### TO BE DONE
Say the number of lines containing the string "this", and say nothing else.

**** DATA LINES ****

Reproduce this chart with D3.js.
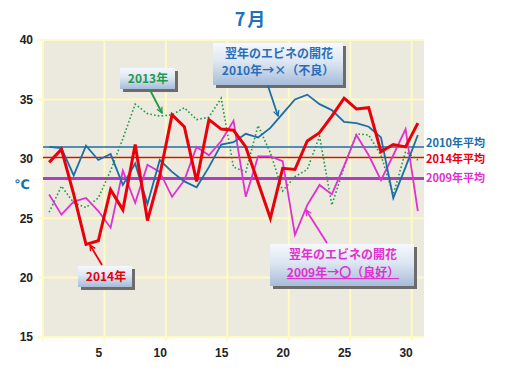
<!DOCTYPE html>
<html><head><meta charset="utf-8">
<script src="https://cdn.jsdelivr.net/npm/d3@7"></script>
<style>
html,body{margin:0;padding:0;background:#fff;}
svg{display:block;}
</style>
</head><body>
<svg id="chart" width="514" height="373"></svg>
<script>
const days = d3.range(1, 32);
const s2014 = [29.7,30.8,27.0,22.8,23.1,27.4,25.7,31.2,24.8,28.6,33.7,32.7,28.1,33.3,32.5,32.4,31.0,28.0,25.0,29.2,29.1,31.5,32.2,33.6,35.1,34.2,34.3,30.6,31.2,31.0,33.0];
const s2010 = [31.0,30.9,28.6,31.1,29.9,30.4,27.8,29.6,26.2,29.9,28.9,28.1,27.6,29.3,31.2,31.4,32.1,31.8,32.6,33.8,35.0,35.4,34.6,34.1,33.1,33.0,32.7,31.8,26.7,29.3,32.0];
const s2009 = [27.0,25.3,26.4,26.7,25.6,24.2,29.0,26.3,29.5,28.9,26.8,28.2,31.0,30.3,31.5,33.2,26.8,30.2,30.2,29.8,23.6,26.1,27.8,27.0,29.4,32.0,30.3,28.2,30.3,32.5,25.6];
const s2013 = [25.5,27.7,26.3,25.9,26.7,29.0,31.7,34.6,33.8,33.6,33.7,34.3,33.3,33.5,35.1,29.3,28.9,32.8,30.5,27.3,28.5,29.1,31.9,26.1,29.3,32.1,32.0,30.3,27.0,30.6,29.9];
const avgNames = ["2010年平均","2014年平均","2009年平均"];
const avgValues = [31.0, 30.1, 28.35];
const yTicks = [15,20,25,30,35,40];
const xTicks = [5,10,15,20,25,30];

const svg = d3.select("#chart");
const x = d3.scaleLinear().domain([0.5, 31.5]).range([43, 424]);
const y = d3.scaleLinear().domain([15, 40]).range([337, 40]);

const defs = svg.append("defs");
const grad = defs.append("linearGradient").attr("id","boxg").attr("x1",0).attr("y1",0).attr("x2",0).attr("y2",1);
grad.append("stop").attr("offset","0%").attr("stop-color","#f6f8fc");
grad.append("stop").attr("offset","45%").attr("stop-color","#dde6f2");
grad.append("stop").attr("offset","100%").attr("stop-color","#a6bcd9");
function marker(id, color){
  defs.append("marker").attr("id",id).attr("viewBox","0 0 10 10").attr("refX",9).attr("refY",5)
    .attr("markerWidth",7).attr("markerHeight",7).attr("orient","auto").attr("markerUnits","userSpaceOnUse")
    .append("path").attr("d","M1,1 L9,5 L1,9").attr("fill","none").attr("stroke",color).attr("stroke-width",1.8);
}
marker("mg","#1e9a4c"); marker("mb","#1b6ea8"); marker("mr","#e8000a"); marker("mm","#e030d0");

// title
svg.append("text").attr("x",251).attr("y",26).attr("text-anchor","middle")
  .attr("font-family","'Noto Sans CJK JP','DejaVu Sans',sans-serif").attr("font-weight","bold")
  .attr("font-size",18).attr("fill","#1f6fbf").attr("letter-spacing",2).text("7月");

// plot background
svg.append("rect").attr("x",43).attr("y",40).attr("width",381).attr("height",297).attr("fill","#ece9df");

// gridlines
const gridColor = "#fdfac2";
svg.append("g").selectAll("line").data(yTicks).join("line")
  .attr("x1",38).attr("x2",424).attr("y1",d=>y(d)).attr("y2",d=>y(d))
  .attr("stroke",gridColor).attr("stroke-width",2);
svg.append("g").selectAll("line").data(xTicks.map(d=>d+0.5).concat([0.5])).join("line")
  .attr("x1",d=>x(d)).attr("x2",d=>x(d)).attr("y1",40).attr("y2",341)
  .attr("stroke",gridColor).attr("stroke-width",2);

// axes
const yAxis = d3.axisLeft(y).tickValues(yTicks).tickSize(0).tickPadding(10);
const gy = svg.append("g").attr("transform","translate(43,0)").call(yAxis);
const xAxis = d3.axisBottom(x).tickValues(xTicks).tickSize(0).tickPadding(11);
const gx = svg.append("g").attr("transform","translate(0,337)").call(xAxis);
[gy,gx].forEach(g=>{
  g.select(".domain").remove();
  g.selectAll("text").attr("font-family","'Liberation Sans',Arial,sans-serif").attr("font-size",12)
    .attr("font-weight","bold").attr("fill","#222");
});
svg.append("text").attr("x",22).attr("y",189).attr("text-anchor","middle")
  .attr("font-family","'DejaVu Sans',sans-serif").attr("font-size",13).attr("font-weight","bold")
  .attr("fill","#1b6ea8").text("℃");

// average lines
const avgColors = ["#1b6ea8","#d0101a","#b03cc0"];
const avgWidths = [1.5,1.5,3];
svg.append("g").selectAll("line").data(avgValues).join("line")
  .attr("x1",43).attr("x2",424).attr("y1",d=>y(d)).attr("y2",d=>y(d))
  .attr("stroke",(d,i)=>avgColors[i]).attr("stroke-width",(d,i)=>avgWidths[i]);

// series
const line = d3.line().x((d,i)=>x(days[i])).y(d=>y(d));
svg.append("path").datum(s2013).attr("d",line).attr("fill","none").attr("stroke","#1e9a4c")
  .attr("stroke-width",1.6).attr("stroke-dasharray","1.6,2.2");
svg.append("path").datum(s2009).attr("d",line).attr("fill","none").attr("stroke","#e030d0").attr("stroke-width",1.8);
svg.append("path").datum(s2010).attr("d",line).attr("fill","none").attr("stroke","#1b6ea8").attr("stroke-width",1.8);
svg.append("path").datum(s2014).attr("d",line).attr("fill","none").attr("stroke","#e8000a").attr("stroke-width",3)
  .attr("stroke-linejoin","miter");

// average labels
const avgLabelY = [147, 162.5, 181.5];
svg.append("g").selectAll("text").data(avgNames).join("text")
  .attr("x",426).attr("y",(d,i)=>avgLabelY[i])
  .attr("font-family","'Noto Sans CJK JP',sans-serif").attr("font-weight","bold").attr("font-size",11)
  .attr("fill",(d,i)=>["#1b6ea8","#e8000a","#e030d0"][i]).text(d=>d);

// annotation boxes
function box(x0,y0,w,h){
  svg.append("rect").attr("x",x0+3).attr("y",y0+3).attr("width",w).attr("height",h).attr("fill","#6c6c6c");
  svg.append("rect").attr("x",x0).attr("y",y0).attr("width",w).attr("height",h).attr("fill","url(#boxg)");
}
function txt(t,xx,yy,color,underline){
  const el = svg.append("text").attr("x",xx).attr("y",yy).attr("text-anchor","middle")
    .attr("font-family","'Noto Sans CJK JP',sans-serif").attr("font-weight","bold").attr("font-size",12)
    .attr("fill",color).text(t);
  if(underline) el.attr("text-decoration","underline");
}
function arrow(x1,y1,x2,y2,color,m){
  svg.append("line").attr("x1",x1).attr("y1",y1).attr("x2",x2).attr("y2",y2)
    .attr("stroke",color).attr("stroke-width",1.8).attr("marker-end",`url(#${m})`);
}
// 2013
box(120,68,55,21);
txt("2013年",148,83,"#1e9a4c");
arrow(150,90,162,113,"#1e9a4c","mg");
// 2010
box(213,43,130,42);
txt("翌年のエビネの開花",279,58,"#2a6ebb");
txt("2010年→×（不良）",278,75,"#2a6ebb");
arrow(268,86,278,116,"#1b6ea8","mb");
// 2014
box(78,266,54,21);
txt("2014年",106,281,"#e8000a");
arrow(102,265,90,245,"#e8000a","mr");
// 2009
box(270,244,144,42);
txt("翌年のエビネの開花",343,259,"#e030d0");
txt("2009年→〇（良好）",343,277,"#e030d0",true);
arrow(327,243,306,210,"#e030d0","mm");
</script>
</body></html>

****
**** DATA LINES ****

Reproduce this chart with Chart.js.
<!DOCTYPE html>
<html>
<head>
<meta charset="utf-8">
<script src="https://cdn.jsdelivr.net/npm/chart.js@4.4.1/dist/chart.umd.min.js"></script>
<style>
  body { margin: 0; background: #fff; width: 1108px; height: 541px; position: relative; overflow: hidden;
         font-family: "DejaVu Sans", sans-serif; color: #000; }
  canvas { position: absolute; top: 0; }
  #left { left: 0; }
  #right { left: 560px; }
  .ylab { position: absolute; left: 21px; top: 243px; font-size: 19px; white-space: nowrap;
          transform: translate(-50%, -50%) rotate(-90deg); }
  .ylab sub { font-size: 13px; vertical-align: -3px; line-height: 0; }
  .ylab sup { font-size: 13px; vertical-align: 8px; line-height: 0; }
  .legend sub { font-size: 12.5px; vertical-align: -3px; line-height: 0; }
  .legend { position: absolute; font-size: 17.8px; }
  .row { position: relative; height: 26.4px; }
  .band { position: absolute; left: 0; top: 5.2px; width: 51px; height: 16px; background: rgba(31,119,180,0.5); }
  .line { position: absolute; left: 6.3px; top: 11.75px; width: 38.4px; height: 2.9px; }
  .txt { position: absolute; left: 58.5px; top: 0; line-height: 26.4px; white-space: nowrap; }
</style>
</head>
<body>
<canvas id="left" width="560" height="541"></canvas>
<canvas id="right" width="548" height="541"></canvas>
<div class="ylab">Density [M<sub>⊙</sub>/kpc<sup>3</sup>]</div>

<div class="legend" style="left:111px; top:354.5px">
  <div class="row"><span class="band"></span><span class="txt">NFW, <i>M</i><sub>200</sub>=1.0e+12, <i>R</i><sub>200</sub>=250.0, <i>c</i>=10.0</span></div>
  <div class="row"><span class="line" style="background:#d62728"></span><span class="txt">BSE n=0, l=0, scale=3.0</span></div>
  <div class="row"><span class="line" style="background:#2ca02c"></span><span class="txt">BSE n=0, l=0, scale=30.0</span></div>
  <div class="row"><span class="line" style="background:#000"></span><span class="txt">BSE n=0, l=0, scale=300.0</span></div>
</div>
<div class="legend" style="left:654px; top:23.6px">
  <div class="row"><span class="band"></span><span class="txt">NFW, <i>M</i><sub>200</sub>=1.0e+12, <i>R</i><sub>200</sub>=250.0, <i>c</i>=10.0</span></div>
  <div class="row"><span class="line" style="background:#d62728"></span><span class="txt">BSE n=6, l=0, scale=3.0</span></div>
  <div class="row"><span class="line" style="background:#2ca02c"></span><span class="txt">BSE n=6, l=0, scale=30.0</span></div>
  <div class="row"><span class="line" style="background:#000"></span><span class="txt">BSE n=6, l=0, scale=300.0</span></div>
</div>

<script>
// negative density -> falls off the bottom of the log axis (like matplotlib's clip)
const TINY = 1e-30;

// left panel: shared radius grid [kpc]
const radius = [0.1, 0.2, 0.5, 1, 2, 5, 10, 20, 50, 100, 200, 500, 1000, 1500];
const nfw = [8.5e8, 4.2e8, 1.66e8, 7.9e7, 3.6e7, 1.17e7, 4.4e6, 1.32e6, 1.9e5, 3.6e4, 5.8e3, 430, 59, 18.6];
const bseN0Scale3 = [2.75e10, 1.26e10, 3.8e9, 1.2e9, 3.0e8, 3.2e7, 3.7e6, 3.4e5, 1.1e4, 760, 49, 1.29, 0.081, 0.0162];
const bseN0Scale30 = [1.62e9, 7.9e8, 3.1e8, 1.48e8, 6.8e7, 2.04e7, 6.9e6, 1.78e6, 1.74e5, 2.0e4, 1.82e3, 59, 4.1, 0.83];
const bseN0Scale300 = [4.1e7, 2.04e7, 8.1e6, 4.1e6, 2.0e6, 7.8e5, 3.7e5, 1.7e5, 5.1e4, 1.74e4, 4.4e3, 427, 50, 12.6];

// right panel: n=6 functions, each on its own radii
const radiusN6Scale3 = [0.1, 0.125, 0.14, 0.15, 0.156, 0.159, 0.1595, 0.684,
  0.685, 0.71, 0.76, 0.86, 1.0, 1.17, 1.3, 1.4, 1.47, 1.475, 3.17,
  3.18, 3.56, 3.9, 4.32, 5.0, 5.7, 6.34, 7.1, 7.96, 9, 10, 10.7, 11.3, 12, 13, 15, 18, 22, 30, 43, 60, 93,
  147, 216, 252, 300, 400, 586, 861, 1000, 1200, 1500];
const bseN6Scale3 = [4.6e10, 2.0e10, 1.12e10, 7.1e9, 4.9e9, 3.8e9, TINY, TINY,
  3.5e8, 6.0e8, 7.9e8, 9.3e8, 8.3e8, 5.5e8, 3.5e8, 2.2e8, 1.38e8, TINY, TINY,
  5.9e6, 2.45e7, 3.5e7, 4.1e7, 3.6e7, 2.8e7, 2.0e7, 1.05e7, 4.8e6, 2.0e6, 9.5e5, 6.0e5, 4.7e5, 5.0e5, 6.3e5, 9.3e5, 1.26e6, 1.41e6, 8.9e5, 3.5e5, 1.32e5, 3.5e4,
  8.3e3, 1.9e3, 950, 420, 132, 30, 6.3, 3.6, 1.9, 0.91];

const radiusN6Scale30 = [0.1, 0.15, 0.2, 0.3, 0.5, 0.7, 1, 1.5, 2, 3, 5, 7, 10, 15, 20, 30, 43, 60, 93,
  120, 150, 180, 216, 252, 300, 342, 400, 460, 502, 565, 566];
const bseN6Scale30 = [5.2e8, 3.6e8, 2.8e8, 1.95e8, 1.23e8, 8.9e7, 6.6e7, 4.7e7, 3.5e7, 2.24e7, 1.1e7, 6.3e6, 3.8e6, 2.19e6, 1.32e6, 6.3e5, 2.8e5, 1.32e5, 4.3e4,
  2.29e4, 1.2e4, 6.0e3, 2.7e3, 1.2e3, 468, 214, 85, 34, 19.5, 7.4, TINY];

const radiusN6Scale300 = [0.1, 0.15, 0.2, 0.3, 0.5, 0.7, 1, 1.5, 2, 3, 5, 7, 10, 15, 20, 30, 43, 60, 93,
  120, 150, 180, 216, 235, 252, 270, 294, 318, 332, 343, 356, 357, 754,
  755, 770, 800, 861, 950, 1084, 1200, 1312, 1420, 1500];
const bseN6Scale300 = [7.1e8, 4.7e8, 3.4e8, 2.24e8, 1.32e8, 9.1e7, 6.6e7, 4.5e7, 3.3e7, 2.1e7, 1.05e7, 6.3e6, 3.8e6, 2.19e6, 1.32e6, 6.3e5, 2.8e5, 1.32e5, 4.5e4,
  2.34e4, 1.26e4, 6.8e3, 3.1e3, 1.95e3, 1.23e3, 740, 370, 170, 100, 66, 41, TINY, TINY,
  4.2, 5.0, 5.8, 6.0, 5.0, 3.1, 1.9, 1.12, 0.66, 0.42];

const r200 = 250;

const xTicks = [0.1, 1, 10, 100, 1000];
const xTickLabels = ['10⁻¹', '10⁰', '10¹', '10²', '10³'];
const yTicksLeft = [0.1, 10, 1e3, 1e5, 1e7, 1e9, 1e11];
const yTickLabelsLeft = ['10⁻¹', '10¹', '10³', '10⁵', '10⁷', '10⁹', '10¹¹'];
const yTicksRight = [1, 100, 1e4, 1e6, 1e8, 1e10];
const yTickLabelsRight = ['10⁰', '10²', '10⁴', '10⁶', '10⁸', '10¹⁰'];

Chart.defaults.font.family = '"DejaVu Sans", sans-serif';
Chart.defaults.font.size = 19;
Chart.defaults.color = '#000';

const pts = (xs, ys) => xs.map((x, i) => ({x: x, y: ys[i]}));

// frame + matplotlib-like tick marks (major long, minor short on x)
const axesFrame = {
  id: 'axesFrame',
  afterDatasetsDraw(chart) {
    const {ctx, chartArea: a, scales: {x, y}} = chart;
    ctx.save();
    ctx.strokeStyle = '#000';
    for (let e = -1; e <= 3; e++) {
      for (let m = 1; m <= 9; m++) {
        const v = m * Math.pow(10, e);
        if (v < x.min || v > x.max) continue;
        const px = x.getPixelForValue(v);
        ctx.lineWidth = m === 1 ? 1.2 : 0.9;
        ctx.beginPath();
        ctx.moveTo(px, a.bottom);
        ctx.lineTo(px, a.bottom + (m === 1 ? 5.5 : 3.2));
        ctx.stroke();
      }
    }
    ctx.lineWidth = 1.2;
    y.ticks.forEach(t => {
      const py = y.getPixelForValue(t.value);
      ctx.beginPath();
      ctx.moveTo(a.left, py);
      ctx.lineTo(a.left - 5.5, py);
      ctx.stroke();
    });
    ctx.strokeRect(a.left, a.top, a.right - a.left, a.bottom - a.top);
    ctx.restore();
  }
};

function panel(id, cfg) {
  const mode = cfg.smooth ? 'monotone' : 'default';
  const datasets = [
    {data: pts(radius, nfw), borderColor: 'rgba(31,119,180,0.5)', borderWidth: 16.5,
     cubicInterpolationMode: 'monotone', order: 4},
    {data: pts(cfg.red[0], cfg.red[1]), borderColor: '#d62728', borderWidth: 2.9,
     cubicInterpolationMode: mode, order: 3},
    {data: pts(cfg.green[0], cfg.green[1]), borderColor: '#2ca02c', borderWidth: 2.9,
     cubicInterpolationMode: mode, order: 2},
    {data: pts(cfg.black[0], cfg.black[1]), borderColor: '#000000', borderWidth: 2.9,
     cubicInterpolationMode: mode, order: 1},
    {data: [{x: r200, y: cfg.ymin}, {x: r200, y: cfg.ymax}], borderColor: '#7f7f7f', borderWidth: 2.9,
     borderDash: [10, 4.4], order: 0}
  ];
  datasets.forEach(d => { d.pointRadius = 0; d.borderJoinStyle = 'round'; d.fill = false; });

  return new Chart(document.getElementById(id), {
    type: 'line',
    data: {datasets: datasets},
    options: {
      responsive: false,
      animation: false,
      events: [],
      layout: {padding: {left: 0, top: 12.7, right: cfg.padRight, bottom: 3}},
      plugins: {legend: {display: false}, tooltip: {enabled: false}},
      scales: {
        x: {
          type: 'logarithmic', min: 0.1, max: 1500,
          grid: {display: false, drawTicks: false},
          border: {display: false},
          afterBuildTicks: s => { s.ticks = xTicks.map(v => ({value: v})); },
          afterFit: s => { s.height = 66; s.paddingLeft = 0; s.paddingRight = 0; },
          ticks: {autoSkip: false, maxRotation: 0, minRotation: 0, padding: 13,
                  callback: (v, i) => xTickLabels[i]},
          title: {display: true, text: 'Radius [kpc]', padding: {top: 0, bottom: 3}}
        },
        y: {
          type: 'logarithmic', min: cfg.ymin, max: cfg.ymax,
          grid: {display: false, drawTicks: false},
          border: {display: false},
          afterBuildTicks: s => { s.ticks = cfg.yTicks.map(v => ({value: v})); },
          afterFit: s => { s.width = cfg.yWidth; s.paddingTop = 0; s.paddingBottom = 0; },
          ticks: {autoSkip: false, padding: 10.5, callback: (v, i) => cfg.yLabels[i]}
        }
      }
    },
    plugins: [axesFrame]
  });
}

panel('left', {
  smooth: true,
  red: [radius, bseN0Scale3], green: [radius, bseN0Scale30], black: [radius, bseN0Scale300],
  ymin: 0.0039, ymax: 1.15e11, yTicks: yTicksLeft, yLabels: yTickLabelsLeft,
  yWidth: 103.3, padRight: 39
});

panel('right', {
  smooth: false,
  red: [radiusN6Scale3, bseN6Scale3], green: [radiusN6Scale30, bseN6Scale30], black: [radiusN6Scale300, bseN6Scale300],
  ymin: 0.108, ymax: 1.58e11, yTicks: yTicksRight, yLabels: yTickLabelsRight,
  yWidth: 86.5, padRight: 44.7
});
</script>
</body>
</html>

****
**** DATA LINES ****

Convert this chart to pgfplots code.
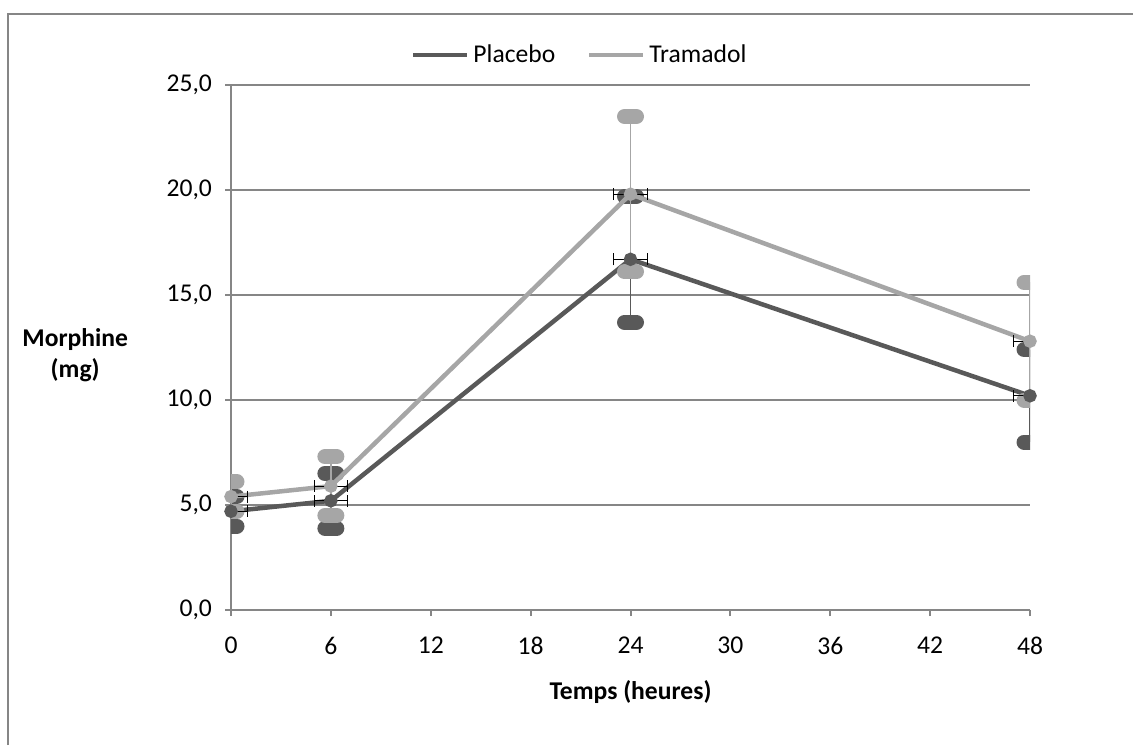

****

### EXERCISE SOLUTION
3